Like many artists, King had been using the Schneider Paper building as a hub for creative output since 2011, when noted painter and building manager James Michalopoulos acquired it, with the intention of providing an affordable environment to support the creative output of New Orleans’ artists. In many ways, the story of the building tells the story of not just New Orleans, but the broader shift of American urban environments from industrial epicenters, to subcultural artistic hubs, and into gentrified spaces no longer accommodating to the creatives inhabiting it.
The building was originally a combination of several breweries operating under the name Union Brewery, founded in 1912. There are several parts of the building that can still be found directly relating to fermentation and brewing. In the 1960s it became the headquarters for Schneider Paper and Janitorial Products. Hurricane Katrina forced Schneider Paper to relocate to Baton Rouge in 2005. The space sat vacant for several years before turning the corner from industrial to artistic production.
“When I got it, there were some artisans in here and a couple of artists and there was a little tile business, and a recycling business, and a guy making kombucha. So there were quite a few interesting little businesses in here when we got it. And we thought we would expand it in the direction of arts and crafts, and to some extent woodworking and other artisanal occupations,” says Michalopoulos.

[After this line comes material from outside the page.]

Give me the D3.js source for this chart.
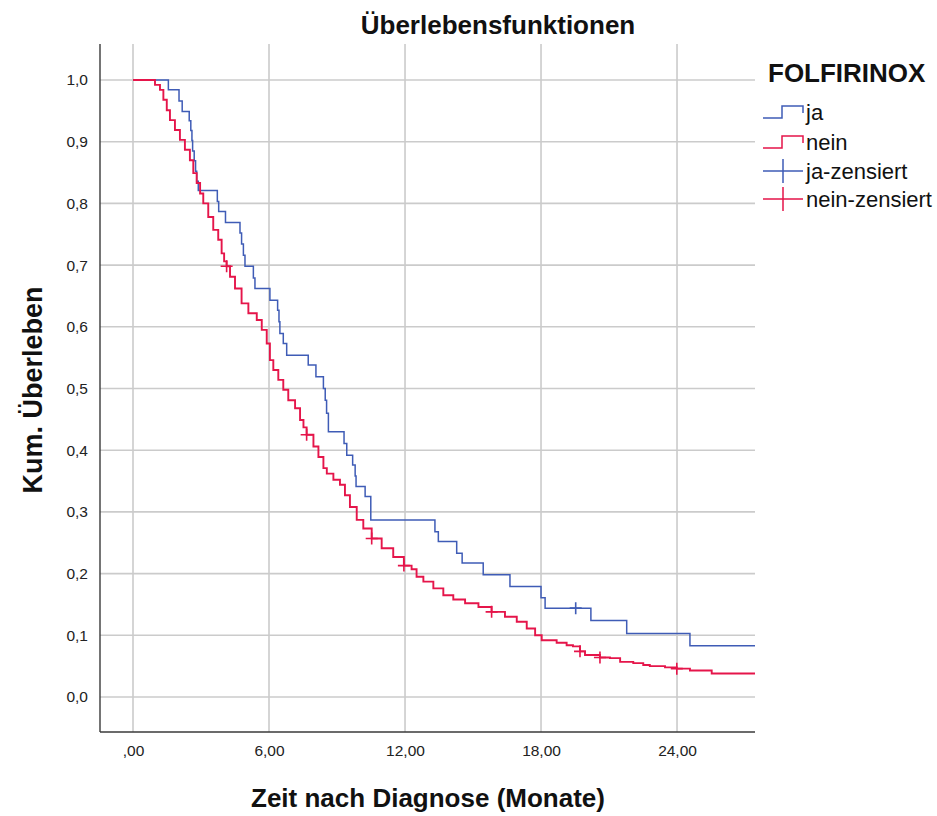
<!DOCTYPE html>
<html>
<head>
<meta charset="utf-8">
<script src="https://cdn.jsdelivr.net/npm/d3@7/dist/d3.min.js"></script>
<style>
  html, body { margin: 0; padding: 0; background: #fff; }
  svg { display: block; font-family: "Liberation Sans", Arial, sans-serif; }
</style>
</head>
<body>
<svg id="chart" width="937" height="816"></svg>
<script>
// Kaplan-Meier survival steps: [months, cumulative survival after the step]
const jaSteps = [
  [0, 1.0], [1.56, 0.984], [2.03, 0.966], [2.17, 0.949], [2.48, 0.934],
  [2.55, 0.918], [2.60, 0.902], [2.63, 0.885], [2.70, 0.869], [2.76, 0.852],
  [2.81, 0.836], [2.88, 0.821], [3.72, 0.803], [3.78, 0.787], [4.08, 0.769],
  [4.72, 0.752], [4.79, 0.734], [4.87, 0.716], [4.94, 0.698], [5.31, 0.679],
  [5.38, 0.662], [6.04, 0.643], [6.38, 0.627], [6.44, 0.608], [6.48, 0.589],
  [6.63, 0.573], [6.78, 0.554], [7.73, 0.538], [8.07, 0.519], [8.40, 0.500],
  [8.48, 0.481], [8.54, 0.460], [8.62, 0.430], [9.31, 0.411], [9.43, 0.392],
  [9.69, 0.376], [9.80, 0.358], [9.84, 0.341], [10.24, 0.325], [10.49, 0.287],
  [13.32, 0.268], [13.47, 0.252], [14.28, 0.233], [14.52, 0.217], [15.45, 0.198],
  [16.63, 0.179], [18.0, 0.161], [18.18, 0.144], [20.2, 0.124], [21.78, 0.103],
  [24.57, 0.083]
];
const neinSteps = [
  [0, 1.0], [0.97, 0.992], [1.19, 0.984], [1.34, 0.968], [1.49, 0.951],
  [1.63, 0.935], [1.85, 0.919], [2.07, 0.903], [2.29, 0.887], [2.51, 0.870],
  [2.66, 0.849], [2.81, 0.833], [2.96, 0.816], [3.10, 0.800], [3.32, 0.778],
  [3.54, 0.757], [3.76, 0.741], [3.91, 0.719], [4.02, 0.706], [4.13, 0.698],
  [4.28, 0.681], [4.50, 0.662], [4.79, 0.638], [5.09, 0.622], [5.46, 0.611],
  [5.68, 0.595], [5.90, 0.573], [6.04, 0.546], [6.19, 0.530], [6.41, 0.514],
  [6.63, 0.498], [6.85, 0.481], [7.15, 0.468], [7.37, 0.449], [7.52, 0.437],
  [7.66, 0.425], [7.96, 0.406], [8.18, 0.389], [8.40, 0.371], [8.55, 0.362],
  [8.84, 0.352], [9.13, 0.344], [9.35, 0.327], [9.57, 0.308], [9.87, 0.287],
  [10.16, 0.273], [10.53, 0.257], [10.97, 0.241], [11.48, 0.227], [11.95, 0.213],
  [12.29, 0.207], [12.51, 0.195], [12.81, 0.187], [13.25, 0.176], [13.69, 0.165],
  [14.13, 0.158], [14.65, 0.152], [15.24, 0.146], [15.82, 0.138], [16.41, 0.130],
  [16.93, 0.122], [17.37, 0.111], [17.74, 0.100], [18.03, 0.092], [18.69, 0.088],
  [19.13, 0.084], [19.41, 0.082], [19.72, 0.074], [19.94, 0.068], [20.6, 0.064],
  [21.04, 0.063], [21.49, 0.057], [22.07, 0.055], [22.51, 0.052], [22.8, 0.050],
  [23.47, 0.048], [23.99, 0.046], [24.57, 0.043], [25.53, 0.038]
];
// Censored observations: [months, survival at censoring]
const jaCensored = [[19.53, 0.144]];
const neinCensored = [
  [4.13, 0.698], [7.66, 0.425], [10.53, 0.257], [11.95, 0.213],
  [15.82, 0.138], [19.72, 0.074], [20.6, 0.064], [23.99, 0.046]
];
const xTicks = [0, 6, 12, 18, 24];
const xTickLabels = [",00", "6,00", "12,00", "18,00", "24,00"];
const yTicks = [0, 0.1, 0.2, 0.3, 0.4, 0.5, 0.6, 0.7, 0.8, 0.9, 1.0];
const yTickLabels = ["0,0", "0,1", "0,2", "0,3", "0,4", "0,5", "0,6", "0,7", "0,8", "0,9", "1,0"];
const groups = ["ja", "nein"];
const legendLabels = ["ja", "nein", "ja-zensiert", "nein-zensiert"];

const colors = { ja: "#3f5cb6", nein: "#e5154a" };
const tMax = 27.44;

const svg = d3.select("#chart");
const plot = { left: 100, right: 755, top: 44, bottom: 732 };

const x = d3.scaleLinear().domain([-1.456, tMax]).range([plot.left, plot.right]);
const y = d3.scaleLinear().domain([-0.0567, 1.0583]).range([plot.bottom, plot.top]);

// grid
const grid = svg.append("g").attr("stroke", "#cbcbcb").attr("stroke-width", 1.6);
grid.selectAll("line.h").data(yTicks).join("line")
  .attr("x1", plot.left).attr("x2", plot.right)
  .attr("y1", d => y(d)).attr("y2", d => y(d));
grid.selectAll("line.v").data(xTicks).join("line")
  .attr("y1", plot.top).attr("y2", plot.bottom)
  .attr("x1", d => x(d)).attr("x2", d => x(d));

// axes (labels only; lines drawn below)
const yAxis = d3.axisLeft(y).tickValues(yTicks)
  .tickFormat((d, i) => yTickLabels[i]).tickSize(0).tickPadding(12);
const gy = svg.append("g").attr("transform", `translate(${plot.left},0)`).call(yAxis);
gy.select(".domain").remove();
gy.selectAll("text").attr("font-size", 15.5).attr("fill", "#222")
  .attr("font-family", "Liberation Sans, Arial, sans-serif");

const xAxis = d3.axisBottom(x).tickValues(xTicks)
  .tickFormat((d, i) => xTickLabels[i]).tickSize(0).tickPadding(13);
const gx = svg.append("g").attr("transform", `translate(0,${plot.bottom})`).call(xAxis);
gx.select(".domain").remove();
gx.selectAll("text").attr("font-size", 15.5).attr("fill", "#222")
  .attr("font-family", "Liberation Sans, Arial, sans-serif");

svg.append("line").attr("x1", plot.left).attr("x2", plot.left)
  .attr("y1", plot.top).attr("y2", plot.bottom)
  .attr("stroke", "#3a3a3a").attr("stroke-width", 1.4);
svg.append("line").attr("x1", plot.left).attr("x2", plot.right)
  .attr("y1", plot.bottom).attr("y2", plot.bottom)
  .attr("stroke", "#3a3a3a").attr("stroke-width", 1.4);

// survival curves
const stepLine = d3.line().x(d => x(d[0])).y(d => y(d[1])).curve(d3.curveStepAfter);
const series = { ja: jaSteps, nein: neinSteps };
groups.forEach(g => {
  const pts = series[g].concat([[tMax, series[g][series[g].length - 1][1]]]);
  svg.append("path").datum(pts)
    .attr("d", stepLine)
    .attr("fill", "none")
    .attr("stroke", colors[g])
    .attr("stroke-width", g === "nein" ? 1.9 : 1.5);
});

// censor marks
const plus = "M-6,0H6M0,-6V6";
const censored = { ja: jaCensored, nein: neinCensored };
groups.forEach(g => {
  svg.append("g").selectAll("path").data(censored[g]).join("path")
    .attr("d", plus)
    .attr("transform", d => `translate(${x(d[0])},${y(d[1])})`)
    .attr("stroke", colors[g]).attr("stroke-width", 1.6).attr("fill", "none");
});

// titles
svg.append("text").attr("x", 498).attr("y", 34).attr("text-anchor", "middle")
  .attr("font-size", 26).attr("font-weight", "bold").attr("fill", "#111")
  .text("Überlebensfunktionen");
svg.append("text").attr("x", 428).attr("y", 807).attr("text-anchor", "middle")
  .attr("font-size", 26).attr("font-weight", "bold").attr("fill", "#111")
  .text("Zeit nach Diagnose (Monate)");
svg.append("text").attr("transform", "translate(42,390) rotate(-90)")
  .attr("text-anchor", "middle")
  .attr("font-size", 27).attr("font-weight", "bold").attr("fill", "#111")
  .text("Kum. Überleben");

// legend
const lg = svg.append("g");
lg.append("text").attr("x", 768).attr("y", 82)
  .attr("font-size", 26).attr("font-weight", "bold").attr("fill", "#111")
  .text("FOLFIRINOX");
const rowY = [112, 142, 171, 199];
legendLabels.forEach((lab, i) => {
  const g = i % 2 === 0 ? "ja" : "nein";
  const cy = rowY[i];
  if (i < 2) {
    lg.append("path")
      .attr("d", `M763,${cy + 6}H782V${cy - 6}H803V${cy + 1}`)
      .attr("fill", "none").attr("stroke", colors[g]).attr("stroke-width", 1.5);
  } else {
    lg.append("path")
      .attr("d", `M763,${cy}H803M783,${cy - 12}V${cy + 12}`)
      .attr("fill", "none").attr("stroke", colors[g]).attr("stroke-width", 1.5);
  }
  lg.append("text").attr("x", 806).attr("y", cy + 8)
    .attr("font-size", 22).attr("fill", "#111").text(lab);
});
</script>
</body>
</html>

Over the course of the last eight years, the building continued to expand, providing affordable studio space for low income artists of all backgrounds. The combination of the multifaceted creative minds working in the space, mixed with the building’s labyrinth of stairwells and hallways, led to an array of artistic display and a sense of bewilderment around every corner. The giant freight elevator at the North Robertson entrance and the building’s tower section certainly added to this mystifying experience. It was unfortunately these unconventional aspects of the space that led the fire marshals to bring down the hammer.
According to Michalopoulos, “The way that I’ve been told is that there was an individual who made a complaint about people allegedly living here, which is against the code. We strictly prohibit people living here and have it written in the lease. But the City felt it necessary to be completely compliant in every sense, which is their job and we support them in having the safest possible environment.”

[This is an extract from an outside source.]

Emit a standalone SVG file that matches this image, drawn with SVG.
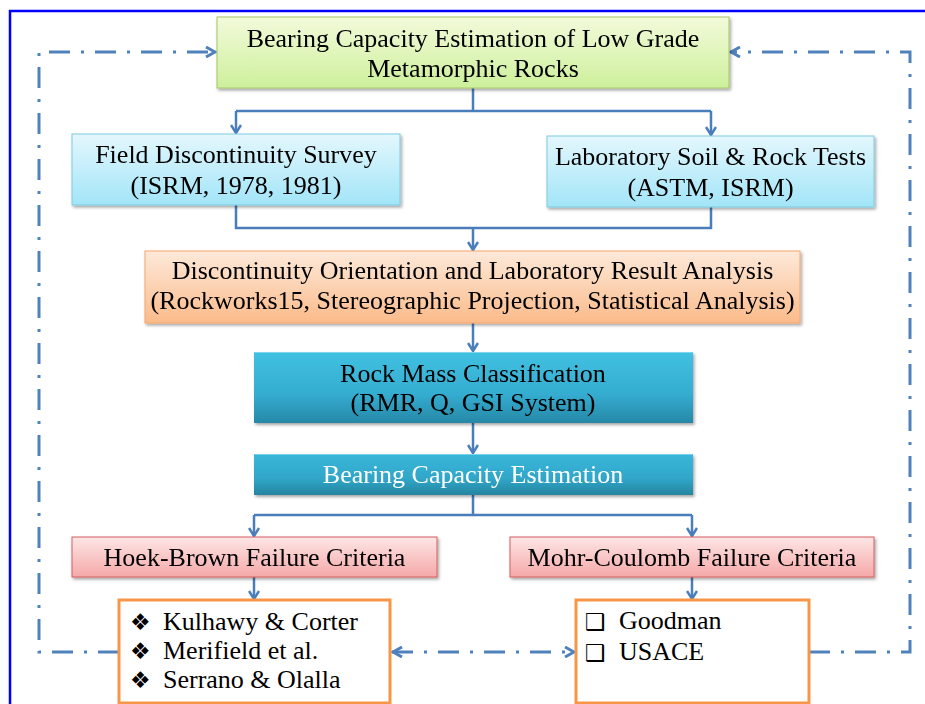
<svg xmlns="http://www.w3.org/2000/svg" width="925" height="704" viewBox="0 0 925 704">
<defs>
<style>
.t{font-family:"Liberation Serif","Times New Roman",serif;font-size:26px;fill:#000;text-anchor:middle}
.w{fill:#fff}
.l{text-anchor:start}
.b{font-family:"DejaVu Sans",sans-serif;font-size:23px;fill:#000}
.c{fill:none;stroke:#4a7ebb;stroke-width:2.5}
.d{fill:none;stroke:#4f81bd;stroke-width:3;stroke-dasharray:21 11 3 11}
.box{filter:url(#sh)}
</style>
<filter id="sh" x="-10%" y="-20%" width="120%" height="150%">
<feDropShadow dx="1.5" dy="2" stdDeviation="1.5" flood-color="#000" flood-opacity="0.35"/>
</filter>
<linearGradient id="gG" x1="0" y1="0" x2="0" y2="1"><stop offset="0" stop-color="#f3fadb"/><stop offset="1" stop-color="#cdf09b"/></linearGradient>
<linearGradient id="gB" x1="0" y1="0" x2="0" y2="1"><stop offset="0" stop-color="#e4f7fd"/><stop offset="1" stop-color="#a2e5f8"/></linearGradient>
<linearGradient id="gO" x1="0" y1="0" x2="0" y2="1"><stop offset="0" stop-color="#fde9da"/><stop offset="1" stop-color="#fbbb8a"/></linearGradient>
<linearGradient id="gR" x1="0" y1="0" x2="0" y2="1"><stop offset="0" stop-color="#fde6e6"/><stop offset="1" stop-color="#f6a8a8"/></linearGradient>
<linearGradient id="gT" x1="0" y1="0" x2="0" y2="1"><stop offset="0" stop-color="#41c1e1"/><stop offset="0.6" stop-color="#34acd0"/><stop offset="1" stop-color="#2688a6"/></linearGradient>
<linearGradient id="gT2" x1="0" y1="0" x2="0" y2="1"><stop offset="0" stop-color="#39b7da"/><stop offset="0.6" stop-color="#30a6c9"/><stop offset="1" stop-color="#25859f"/></linearGradient>
<marker id="a" viewBox="0 0 10 12" refX="9" refY="6" markerWidth="10" markerHeight="12" markerUnits="userSpaceOnUse" orient="auto-start-reverse">
<path d="M1,1 L9,6 L1,11" fill="none" stroke="#4a7ebb" stroke-width="2.5"/>
</marker>
<marker id="ad" viewBox="0 0 12 12" refX="11" refY="6" markerWidth="12" markerHeight="12" markerUnits="userSpaceOnUse" orient="auto-start-reverse">
<path d="M1,1 L10,6 L1,11" fill="none" stroke="#4f81bd" stroke-width="3"/>
</marker>
</defs>
<rect width="925" height="704" fill="#fff"/>
<rect x="10" y="11" width="1000" height="1000" fill="none" stroke="#0000ff" stroke-width="2.5"/>

<g id="connectors">
<path class="c" d="M473,88 V111 M236,111 H711" />
<path class="c" d="M236,111 V133" marker-end="url(#a)"/>
<path class="c" d="M711,111 V135" marker-end="url(#a)"/>
<path class="c" d="M236,205 V228 H711 V207"/>
<path class="c" d="M473,228 V250" marker-end="url(#a)"/>
<path class="c" d="M473,323 V351" marker-end="url(#a)"/>
<path class="c" d="M473,423 V453" marker-end="url(#a)"/>
<path class="c" d="M473,495 V515 M254,515 H692"/>
<path class="c" d="M254,515 V536" marker-end="url(#a)"/>
<path class="c" d="M692,515 V536" marker-end="url(#a)"/>
<path class="c" d="M254,577 V599" marker-end="url(#a)"/>
<path class="c" d="M692,577 V599" marker-end="url(#a)"/>
<path class="d" d="M119,652 H39 V52 H216" marker-end="url(#ad)"/>
<path class="d" d="M809,652 H910 V52 H730" marker-end="url(#ad)"/>
<path class="d" d="M392,652 H575" marker-start="url(#ad)" marker-end="url(#ad)"/>
</g>

<g id="n1" class="box">
<rect x="217" y="17" width="512" height="71" fill="url(#gG)" stroke="#a6c46a" stroke-width="1"/>
<text class="t" x="473" y="47">Bearing Capacity Estimation of Low Grade</text>
<text class="t" x="473" y="77">Metamorphic Rocks</text>
</g>
<g id="n2" class="box">
<rect x="72" y="134" width="328" height="71" fill="url(#gB)" stroke="#7ccbe0" stroke-width="1"/>
<text class="t" x="236" y="163">Field Discontinuity Survey</text>
<text class="t" x="236" y="194">(ISRM, 1978, 1981)</text>
</g>
<g id="n3" class="box">
<rect x="547" y="136" width="327" height="71" fill="url(#gB)" stroke="#7ccbe0" stroke-width="1"/>
<text class="t" x="710.5" y="165">Laboratory Soil &amp; Rock Tests</text>
<text class="t" x="710.5" y="196">(ASTM, ISRM)</text>
</g>
<g id="n4" class="box">
<rect x="145" y="251" width="655" height="72" fill="url(#gO)" stroke="#f5a66c" stroke-width="1"/>
<text class="t" x="472.5" y="279">Discontinuity Orientation and Laboratory Result Analysis</text>
<text class="t" x="472.5" y="309">(Rockworks15, Stereographic Projection, Statistical Analysis)</text>
</g>
<g id="n5" class="box">
<rect x="254" y="352" width="439" height="71" fill="url(#gT)"/>
<path d="M254.5,352.5 H692.5" stroke="#7fd6ee" stroke-width="1"/>
<text class="t" x="473" y="382">Rock Mass Classification</text>
<text class="t" x="473" y="411">(RMR, Q, GSI System)</text>
</g>
<g id="n6" class="box">
<rect x="254" y="454" width="439" height="41" fill="url(#gT2)"/>
<path d="M254.5,454.5 H692.5" stroke="#7ad3ec" stroke-width="1"/>
<text class="t w" x="473" y="483">Bearing Capacity Estimation</text>
</g>
<g id="n7" class="box">
<rect x="72" y="537" width="365" height="40" fill="url(#gR)" stroke="#d65e5e" stroke-width="1"/>
<text class="t" x="254.5" y="566">Hoek-Brown Failure Criteria</text>
</g>
<g id="n8" class="box">
<rect x="510" y="537" width="364" height="40" fill="url(#gR)" stroke="#d65e5e" stroke-width="1"/>
<text class="t" x="692" y="566">Mohr-Coulomb Failure Criteria</text>
</g>
<g id="n9">
<rect x="119" y="600" width="271" height="103" fill="#fff" stroke="#f79646" stroke-width="3"/>
<text class="b" x="130" y="630">❖</text>
<text class="b" x="130" y="659">❖</text>
<text class="b" x="130" y="688">❖</text>
<text class="t l" x="163" y="630">Kulhawy &amp; Corter</text>
<text class="t l" x="163" y="659">Merifield et al.</text>
<text class="t l" x="163" y="688">Serrano &amp; Olalla</text>
</g>
<g id="n10">
<rect x="576" y="600" width="233" height="103" fill="#fff" stroke="#f79646" stroke-width="3"/>
<text class="b" x="585" y="630">❑</text>
<text class="b" x="585" y="661">❑</text>
<text class="t l" x="619" y="629">Goodman</text>
<text class="t l" x="619" y="660">USACE</text>
</g>
</svg>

According to multimedia creator Ben Miller, the space at North Robertson may not have been up to the living codes of a condominium in the CBD, but was certainly not the death trap the fire marshals are making it out to be. “People keep wanting to compare this to the Ghost Ship in Oakland, but it’s totally not the same thing. That was a warehouse with people locked into it. We’ve never once had anything here like that,” says Miller.
These “anything goes” type of areas in New Orleans are suddenly being put under more intense scrutiny than many are prepared to handle, and it is directly affecting the community, pushing the New Orleans art world out of New Orleans entirely and into St. Bernard Parish, or for many in the North Robertson space, into a storage unit for an undeclared amount of time. “The Franklin Climate Controlled Storage is filled to the gills now with people’s dreams,” says Johnny King. “I’m 49 years-old and I couldn’t afford to put my stuff into storage, because storage is where dreams go to die.”